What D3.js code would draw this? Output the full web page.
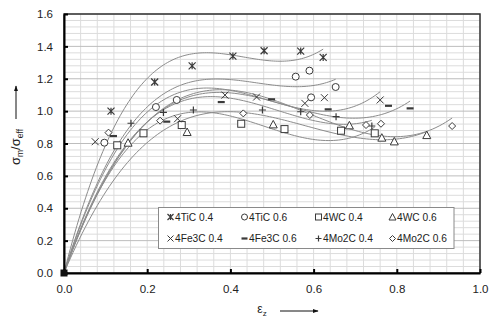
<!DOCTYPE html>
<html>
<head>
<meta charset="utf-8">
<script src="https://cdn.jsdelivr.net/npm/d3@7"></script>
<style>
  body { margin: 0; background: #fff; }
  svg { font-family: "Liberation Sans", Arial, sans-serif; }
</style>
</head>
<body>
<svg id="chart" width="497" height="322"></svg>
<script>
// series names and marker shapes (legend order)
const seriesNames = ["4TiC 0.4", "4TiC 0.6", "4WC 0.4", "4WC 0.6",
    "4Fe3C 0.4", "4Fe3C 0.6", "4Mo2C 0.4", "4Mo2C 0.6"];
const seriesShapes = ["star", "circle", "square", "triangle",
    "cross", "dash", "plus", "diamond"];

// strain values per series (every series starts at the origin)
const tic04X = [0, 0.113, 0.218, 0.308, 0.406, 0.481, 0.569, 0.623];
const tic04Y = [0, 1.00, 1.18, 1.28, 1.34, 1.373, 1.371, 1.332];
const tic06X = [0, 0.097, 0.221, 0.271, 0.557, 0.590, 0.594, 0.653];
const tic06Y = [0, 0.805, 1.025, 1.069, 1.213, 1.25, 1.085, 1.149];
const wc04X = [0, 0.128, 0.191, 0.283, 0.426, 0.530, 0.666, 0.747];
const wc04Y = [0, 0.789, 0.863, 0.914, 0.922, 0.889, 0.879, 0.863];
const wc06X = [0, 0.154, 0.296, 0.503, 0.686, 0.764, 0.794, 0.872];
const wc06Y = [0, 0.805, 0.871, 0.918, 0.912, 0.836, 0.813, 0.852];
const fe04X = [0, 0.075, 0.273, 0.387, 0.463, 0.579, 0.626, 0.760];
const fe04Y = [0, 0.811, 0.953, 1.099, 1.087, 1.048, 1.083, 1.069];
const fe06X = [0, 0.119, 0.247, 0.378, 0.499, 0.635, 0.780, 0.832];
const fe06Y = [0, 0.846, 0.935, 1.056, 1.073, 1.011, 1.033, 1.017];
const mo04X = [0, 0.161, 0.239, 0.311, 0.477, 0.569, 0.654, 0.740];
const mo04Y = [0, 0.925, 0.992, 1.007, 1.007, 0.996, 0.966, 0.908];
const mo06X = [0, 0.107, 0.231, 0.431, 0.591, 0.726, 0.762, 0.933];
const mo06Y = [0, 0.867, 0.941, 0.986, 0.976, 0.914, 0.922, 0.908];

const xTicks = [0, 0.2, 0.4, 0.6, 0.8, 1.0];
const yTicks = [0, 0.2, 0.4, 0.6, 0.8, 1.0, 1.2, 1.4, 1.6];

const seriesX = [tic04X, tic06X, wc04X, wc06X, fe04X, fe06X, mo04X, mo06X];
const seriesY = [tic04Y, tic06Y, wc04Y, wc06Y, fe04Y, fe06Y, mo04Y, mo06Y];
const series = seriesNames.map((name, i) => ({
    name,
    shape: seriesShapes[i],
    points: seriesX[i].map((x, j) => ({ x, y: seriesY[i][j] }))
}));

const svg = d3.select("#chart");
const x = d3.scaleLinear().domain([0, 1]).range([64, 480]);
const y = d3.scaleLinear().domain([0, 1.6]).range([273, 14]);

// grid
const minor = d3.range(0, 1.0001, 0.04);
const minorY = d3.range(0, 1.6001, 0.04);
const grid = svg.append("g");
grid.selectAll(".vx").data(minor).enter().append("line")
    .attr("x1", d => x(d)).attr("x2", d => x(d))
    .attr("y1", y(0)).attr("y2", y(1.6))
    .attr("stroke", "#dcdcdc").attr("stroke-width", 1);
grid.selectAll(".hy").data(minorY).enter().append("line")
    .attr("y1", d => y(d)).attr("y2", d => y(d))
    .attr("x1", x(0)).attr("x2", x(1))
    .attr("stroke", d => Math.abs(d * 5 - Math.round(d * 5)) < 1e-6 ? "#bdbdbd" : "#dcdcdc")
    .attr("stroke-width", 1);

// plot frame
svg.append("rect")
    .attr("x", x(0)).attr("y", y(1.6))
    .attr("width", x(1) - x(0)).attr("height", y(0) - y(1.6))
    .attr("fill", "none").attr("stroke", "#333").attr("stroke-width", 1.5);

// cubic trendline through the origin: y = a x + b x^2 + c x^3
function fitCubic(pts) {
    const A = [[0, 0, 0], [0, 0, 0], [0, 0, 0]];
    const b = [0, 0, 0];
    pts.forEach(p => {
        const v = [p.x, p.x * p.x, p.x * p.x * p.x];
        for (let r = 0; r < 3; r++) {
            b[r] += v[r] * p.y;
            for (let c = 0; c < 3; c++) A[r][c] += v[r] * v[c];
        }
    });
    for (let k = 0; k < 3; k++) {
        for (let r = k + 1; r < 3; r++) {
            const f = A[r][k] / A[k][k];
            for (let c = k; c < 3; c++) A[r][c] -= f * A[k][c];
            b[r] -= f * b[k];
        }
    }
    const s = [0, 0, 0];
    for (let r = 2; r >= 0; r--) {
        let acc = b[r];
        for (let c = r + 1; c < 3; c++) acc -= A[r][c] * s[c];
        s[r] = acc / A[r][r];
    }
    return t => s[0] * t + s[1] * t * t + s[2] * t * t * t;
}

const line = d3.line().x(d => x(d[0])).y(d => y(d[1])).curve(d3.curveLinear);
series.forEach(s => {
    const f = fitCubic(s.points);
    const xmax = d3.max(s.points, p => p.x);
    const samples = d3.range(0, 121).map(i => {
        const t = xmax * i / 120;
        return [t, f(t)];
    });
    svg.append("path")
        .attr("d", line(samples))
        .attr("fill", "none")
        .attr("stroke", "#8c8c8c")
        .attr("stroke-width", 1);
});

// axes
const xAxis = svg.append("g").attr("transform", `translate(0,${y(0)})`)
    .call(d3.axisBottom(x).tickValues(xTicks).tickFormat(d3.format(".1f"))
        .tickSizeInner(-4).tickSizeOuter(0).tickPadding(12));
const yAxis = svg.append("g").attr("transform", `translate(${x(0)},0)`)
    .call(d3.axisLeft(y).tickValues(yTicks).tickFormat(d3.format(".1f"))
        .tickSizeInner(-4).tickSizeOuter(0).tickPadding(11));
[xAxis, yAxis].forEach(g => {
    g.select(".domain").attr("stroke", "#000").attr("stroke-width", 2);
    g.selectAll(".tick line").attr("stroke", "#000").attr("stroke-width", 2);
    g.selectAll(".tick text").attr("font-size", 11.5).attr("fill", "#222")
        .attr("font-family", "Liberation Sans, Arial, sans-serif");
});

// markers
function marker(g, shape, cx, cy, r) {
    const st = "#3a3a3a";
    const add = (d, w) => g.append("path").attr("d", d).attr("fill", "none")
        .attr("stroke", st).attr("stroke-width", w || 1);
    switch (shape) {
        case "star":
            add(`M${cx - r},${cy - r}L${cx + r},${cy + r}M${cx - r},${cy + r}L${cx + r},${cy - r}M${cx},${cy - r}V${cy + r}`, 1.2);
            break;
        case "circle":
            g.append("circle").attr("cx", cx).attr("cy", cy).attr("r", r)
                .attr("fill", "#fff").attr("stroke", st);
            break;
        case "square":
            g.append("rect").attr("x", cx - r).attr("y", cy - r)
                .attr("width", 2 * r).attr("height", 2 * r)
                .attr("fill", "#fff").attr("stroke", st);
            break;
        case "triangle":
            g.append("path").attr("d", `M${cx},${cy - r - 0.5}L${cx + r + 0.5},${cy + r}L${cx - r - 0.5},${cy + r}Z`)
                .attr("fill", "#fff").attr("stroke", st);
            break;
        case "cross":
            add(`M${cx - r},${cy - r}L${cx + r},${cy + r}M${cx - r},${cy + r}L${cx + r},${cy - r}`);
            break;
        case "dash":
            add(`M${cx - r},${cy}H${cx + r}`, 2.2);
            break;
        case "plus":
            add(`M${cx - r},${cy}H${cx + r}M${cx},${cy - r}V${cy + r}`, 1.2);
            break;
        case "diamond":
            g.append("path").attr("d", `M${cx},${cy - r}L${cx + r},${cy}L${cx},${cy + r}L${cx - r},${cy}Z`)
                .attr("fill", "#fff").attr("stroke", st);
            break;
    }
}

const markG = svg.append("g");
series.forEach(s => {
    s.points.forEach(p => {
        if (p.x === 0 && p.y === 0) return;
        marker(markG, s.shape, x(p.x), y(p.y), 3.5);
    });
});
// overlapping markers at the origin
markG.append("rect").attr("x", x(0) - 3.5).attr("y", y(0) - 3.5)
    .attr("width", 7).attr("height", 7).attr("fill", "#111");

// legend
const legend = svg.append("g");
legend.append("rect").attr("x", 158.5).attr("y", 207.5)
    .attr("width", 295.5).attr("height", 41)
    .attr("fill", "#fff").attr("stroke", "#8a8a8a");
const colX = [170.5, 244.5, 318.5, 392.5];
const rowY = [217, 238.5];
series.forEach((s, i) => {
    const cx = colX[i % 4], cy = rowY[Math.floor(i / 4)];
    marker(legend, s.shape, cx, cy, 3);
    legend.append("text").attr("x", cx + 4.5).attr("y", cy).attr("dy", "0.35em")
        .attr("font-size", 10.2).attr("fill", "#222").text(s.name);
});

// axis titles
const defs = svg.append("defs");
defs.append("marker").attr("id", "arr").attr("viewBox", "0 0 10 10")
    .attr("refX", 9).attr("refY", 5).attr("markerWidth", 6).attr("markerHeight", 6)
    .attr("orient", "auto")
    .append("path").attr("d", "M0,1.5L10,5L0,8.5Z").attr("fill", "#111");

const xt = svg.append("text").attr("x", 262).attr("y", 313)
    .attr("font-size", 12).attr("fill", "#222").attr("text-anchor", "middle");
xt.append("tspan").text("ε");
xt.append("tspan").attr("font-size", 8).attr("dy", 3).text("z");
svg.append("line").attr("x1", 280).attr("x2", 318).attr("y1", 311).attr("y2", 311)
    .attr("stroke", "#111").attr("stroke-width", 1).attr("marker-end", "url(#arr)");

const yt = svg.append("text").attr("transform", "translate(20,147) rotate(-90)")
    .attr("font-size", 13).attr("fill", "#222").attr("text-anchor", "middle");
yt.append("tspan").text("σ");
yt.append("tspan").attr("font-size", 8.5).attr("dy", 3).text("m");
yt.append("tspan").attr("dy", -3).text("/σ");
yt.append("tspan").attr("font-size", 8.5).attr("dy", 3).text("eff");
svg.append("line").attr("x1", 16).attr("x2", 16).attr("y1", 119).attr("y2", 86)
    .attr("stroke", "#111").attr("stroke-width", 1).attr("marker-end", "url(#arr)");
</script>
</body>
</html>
- - -
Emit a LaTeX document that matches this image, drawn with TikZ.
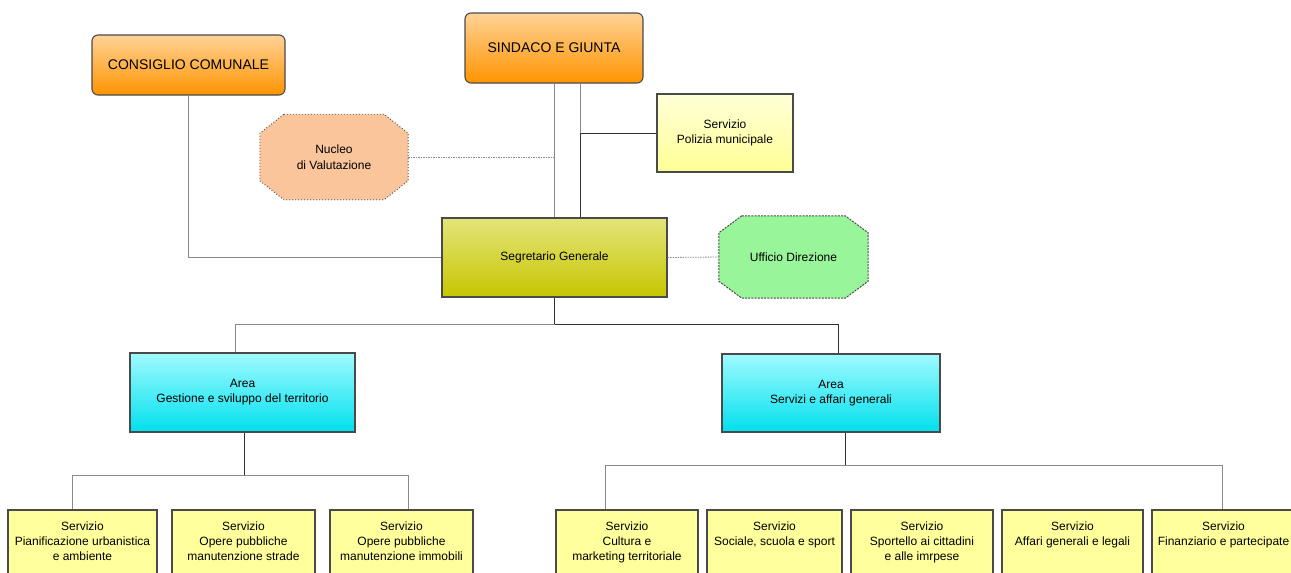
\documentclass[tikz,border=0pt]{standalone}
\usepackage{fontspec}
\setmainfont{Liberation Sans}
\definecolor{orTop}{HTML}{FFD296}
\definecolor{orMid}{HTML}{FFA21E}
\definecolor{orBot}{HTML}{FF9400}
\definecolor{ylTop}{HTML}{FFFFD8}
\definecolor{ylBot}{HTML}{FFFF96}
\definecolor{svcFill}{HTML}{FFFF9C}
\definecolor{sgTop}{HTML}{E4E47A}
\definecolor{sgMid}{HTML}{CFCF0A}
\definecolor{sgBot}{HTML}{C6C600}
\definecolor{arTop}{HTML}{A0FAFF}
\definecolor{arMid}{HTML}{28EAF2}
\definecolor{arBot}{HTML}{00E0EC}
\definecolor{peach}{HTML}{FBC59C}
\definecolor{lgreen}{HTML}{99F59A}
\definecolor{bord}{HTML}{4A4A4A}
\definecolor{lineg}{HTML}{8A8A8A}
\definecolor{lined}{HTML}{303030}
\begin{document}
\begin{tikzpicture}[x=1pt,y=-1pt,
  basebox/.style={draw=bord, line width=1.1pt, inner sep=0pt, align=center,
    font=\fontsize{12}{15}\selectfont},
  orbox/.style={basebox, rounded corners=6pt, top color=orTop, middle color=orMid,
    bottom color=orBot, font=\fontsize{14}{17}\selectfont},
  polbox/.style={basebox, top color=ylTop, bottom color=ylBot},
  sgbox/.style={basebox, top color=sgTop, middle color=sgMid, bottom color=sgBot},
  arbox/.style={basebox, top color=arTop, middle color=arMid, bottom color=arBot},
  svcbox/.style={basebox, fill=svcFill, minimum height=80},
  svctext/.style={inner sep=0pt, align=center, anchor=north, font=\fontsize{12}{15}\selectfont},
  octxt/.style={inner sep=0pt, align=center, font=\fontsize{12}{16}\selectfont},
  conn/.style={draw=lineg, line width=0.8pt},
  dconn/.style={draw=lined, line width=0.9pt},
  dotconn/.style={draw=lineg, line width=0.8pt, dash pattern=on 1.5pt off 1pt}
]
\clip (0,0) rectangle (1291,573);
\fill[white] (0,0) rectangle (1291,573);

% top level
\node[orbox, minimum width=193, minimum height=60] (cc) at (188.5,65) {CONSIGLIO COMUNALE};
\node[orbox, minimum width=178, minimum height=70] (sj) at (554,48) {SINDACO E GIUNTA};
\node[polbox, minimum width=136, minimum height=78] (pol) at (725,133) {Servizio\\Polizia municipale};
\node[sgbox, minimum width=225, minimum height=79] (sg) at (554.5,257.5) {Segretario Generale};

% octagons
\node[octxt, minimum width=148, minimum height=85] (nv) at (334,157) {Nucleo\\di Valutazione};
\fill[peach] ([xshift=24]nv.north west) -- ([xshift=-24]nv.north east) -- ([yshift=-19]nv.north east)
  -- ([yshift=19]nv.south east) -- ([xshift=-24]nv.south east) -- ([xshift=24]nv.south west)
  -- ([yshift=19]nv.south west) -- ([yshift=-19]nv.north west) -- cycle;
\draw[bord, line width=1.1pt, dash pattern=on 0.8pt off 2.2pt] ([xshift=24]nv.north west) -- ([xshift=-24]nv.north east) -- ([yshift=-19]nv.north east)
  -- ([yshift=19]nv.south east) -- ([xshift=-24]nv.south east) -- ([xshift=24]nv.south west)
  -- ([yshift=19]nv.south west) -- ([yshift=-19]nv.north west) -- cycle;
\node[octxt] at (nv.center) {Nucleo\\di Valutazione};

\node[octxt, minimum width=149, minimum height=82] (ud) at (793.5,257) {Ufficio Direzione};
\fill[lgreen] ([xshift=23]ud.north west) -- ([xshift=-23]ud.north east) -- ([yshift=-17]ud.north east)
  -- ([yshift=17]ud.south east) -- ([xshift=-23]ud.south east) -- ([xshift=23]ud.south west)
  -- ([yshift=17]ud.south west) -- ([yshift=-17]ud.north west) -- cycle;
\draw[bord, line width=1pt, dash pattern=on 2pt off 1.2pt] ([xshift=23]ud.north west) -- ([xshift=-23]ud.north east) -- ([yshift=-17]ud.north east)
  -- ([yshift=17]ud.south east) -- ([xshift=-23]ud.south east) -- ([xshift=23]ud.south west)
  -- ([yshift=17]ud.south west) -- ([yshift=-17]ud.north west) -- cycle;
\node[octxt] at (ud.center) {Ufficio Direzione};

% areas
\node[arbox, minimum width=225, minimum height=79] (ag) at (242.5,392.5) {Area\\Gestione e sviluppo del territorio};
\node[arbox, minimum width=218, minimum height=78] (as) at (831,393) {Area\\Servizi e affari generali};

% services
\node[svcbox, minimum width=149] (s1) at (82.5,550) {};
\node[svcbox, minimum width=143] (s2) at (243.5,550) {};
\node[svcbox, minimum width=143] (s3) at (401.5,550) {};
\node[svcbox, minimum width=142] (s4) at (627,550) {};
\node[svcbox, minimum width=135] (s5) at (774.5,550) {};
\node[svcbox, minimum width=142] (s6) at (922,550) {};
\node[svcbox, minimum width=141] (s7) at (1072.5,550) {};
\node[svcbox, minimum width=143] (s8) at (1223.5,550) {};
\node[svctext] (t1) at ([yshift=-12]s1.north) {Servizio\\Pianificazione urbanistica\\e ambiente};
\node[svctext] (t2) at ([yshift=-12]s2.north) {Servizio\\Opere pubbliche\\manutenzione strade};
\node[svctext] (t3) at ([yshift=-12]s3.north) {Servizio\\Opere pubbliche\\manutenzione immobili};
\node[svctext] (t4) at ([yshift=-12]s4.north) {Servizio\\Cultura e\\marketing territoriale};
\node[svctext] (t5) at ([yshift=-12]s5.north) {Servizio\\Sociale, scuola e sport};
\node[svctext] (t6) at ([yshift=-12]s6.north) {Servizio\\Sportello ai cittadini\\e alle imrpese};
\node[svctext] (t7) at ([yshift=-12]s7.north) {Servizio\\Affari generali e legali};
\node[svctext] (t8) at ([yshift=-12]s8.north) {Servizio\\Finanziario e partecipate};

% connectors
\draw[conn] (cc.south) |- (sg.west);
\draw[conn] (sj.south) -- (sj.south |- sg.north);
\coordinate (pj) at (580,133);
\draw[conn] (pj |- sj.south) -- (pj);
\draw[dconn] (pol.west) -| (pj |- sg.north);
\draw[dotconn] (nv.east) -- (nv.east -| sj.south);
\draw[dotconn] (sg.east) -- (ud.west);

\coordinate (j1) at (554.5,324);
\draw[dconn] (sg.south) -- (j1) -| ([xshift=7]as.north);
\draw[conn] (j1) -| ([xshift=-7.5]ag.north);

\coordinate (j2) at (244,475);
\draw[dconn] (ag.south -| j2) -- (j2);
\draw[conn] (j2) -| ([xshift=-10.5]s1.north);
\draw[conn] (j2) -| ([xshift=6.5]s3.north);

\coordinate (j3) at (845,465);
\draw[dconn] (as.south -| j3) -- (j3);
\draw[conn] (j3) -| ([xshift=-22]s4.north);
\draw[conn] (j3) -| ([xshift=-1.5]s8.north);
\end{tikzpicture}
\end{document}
- - -
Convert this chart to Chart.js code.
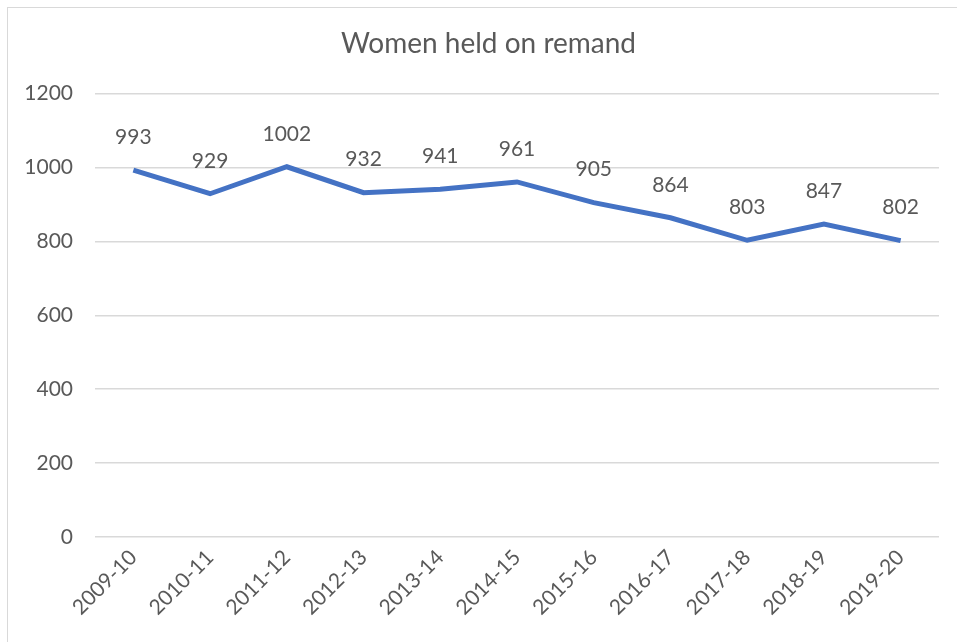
- - -
(Written task)
In the entries above, find each line with the string "this" and copy it.

(Task response)
What D3.js code would draw this? Output the full web page.
Emit a LaTeX document that matches this image, drawn with TikZ.
Convert this chart to Chart.js code.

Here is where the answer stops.